Pictured (L-R) are Fadlo R. Khuri, Winship deputy director; Ann Hastings, gala co-chair; Mary and John Brock, honorary chairs; Leslie Wierman, gala co-chair; Laura Palickar, wife of Walter J. Curran Jr.; and Walter J. Curran Jr., Winship executive director.

Winship Cancer Institute’s second gala raised more than $600,000 this year for research programs at Winship. It was an elegant evening of dinner, dancing, and celebrating achievements in the fight against cancer. With HOPE as its theme, the signature event, organized by Friends of Winship, sold out at the patron level. Gala co-chairs and Friends founding members Ann Hastings and Leslie Wierman and their dedicated committee did an outstanding job organizing this event, which recognized Mary and John F. Brock, CEO of Coca-Cola Enterprises, Inc., as honorary chairs.

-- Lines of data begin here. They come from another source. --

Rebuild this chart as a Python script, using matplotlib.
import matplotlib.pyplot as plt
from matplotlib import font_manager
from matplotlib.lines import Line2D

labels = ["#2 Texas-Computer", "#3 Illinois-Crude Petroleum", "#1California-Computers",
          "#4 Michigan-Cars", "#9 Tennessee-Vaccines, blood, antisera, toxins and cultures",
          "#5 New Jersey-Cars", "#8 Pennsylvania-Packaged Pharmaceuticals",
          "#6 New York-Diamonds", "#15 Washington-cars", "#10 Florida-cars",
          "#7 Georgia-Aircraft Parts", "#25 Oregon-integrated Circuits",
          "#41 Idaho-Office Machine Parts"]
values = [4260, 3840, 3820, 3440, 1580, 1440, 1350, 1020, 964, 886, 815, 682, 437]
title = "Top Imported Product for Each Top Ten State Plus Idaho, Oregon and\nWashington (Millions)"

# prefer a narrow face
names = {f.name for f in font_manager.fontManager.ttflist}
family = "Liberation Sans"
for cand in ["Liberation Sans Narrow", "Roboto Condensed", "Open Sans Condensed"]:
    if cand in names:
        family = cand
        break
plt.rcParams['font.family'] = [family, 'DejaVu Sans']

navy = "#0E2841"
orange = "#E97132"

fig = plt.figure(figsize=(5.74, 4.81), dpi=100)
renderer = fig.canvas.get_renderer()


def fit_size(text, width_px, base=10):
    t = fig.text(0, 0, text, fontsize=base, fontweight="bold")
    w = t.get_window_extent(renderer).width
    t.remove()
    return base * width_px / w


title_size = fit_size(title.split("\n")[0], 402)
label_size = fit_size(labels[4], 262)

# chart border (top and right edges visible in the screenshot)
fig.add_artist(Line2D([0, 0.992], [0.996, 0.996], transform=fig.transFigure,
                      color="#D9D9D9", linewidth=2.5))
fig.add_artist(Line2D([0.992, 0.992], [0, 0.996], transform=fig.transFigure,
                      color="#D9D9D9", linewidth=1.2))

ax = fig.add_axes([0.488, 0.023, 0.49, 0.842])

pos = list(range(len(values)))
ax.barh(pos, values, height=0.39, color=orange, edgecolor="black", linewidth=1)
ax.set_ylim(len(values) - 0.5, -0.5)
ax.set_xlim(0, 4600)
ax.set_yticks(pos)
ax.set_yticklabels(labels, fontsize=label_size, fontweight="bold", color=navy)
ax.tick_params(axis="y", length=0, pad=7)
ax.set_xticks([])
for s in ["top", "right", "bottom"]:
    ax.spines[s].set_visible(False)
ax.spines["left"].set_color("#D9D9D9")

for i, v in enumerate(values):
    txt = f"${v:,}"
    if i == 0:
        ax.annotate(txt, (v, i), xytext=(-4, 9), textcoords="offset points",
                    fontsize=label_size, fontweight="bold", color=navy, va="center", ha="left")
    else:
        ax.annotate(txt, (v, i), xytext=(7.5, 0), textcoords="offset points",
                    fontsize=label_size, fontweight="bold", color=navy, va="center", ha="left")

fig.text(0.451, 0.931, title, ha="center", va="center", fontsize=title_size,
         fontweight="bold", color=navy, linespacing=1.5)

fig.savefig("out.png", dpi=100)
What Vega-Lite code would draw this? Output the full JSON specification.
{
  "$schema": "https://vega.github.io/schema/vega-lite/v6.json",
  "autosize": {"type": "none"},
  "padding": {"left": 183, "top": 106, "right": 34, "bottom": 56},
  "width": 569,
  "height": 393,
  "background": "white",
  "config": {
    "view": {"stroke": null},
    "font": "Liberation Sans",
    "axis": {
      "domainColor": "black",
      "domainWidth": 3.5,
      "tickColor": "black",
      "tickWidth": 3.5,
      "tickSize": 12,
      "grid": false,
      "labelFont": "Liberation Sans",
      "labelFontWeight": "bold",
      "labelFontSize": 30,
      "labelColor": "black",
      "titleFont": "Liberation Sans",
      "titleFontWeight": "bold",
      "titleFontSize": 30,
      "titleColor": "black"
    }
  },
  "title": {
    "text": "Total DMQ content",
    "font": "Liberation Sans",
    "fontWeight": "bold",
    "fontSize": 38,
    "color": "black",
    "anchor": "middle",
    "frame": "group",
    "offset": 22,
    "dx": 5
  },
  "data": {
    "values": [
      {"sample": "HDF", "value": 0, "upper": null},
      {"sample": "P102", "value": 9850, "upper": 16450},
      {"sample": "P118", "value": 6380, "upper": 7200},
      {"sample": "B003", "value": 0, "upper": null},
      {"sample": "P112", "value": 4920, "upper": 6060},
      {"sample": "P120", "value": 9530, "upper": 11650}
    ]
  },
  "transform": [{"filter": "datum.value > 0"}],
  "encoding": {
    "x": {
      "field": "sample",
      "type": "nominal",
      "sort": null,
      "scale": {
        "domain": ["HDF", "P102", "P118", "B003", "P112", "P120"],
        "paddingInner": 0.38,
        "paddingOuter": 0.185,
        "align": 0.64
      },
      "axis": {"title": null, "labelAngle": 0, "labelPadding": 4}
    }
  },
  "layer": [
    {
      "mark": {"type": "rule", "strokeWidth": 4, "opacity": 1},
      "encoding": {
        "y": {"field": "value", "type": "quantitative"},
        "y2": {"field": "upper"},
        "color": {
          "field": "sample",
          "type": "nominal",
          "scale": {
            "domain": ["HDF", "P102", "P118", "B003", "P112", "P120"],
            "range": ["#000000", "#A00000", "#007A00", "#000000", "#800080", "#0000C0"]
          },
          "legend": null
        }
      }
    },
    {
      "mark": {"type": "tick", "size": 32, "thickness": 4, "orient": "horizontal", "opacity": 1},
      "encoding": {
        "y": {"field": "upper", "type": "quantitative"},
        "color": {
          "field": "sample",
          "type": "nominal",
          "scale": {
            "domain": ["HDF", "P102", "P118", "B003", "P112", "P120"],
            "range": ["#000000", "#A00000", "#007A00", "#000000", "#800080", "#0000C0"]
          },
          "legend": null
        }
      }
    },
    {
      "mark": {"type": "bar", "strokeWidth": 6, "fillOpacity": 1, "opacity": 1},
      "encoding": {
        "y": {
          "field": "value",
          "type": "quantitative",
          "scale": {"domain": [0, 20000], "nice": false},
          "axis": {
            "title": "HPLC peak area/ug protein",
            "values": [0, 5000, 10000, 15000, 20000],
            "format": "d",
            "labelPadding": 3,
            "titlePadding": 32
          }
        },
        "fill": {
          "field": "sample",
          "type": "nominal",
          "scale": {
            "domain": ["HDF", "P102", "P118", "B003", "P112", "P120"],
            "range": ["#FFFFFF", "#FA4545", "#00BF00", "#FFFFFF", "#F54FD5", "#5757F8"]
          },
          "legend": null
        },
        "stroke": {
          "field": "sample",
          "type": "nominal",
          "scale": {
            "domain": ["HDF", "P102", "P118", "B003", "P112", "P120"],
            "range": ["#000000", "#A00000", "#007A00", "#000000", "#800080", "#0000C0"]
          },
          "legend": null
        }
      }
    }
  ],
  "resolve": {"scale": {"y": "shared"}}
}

Also this year, Winship successfully renewed its National Cancer Institute (NCI) cancer center designation status. Winship officials recently received formal notification from the NCI of its decision and learned that the NCI has allocated nearly $8 million in funding over the next five years to support the designation. Among the many reasons for the renewal are Winship's advances in lung cancer research, world-class multiple myeloma program, broad portfolio of cancer clinical trials, and head and neck cancer research effort, which is the Southeast's largest.

"On behalf of all of Winship's faculty and staff, we are grateful to the NCI for its continued support, and we appreciate that the reviewers recognized the outstanding nature of our research," says Walter J. Curran Jr., Winship's executive director.

A panel of 23 NCI-appointed cancer research experts reviewed Winship's application for this renewal and scored Winship at the "outstanding" level. Only 57 other centers nationwide that provide care to adult cancer patients hold this NCI cancer center designation, and Winship is the first and only NCI-designated cancer center in Georgia.

Curran stresses that this designation is at once an emblem of trust and a responsibility that Winship takes seriously. "The designation is not about bragging rights," he says. "It's about a standard of research and care that patients have learned to trust."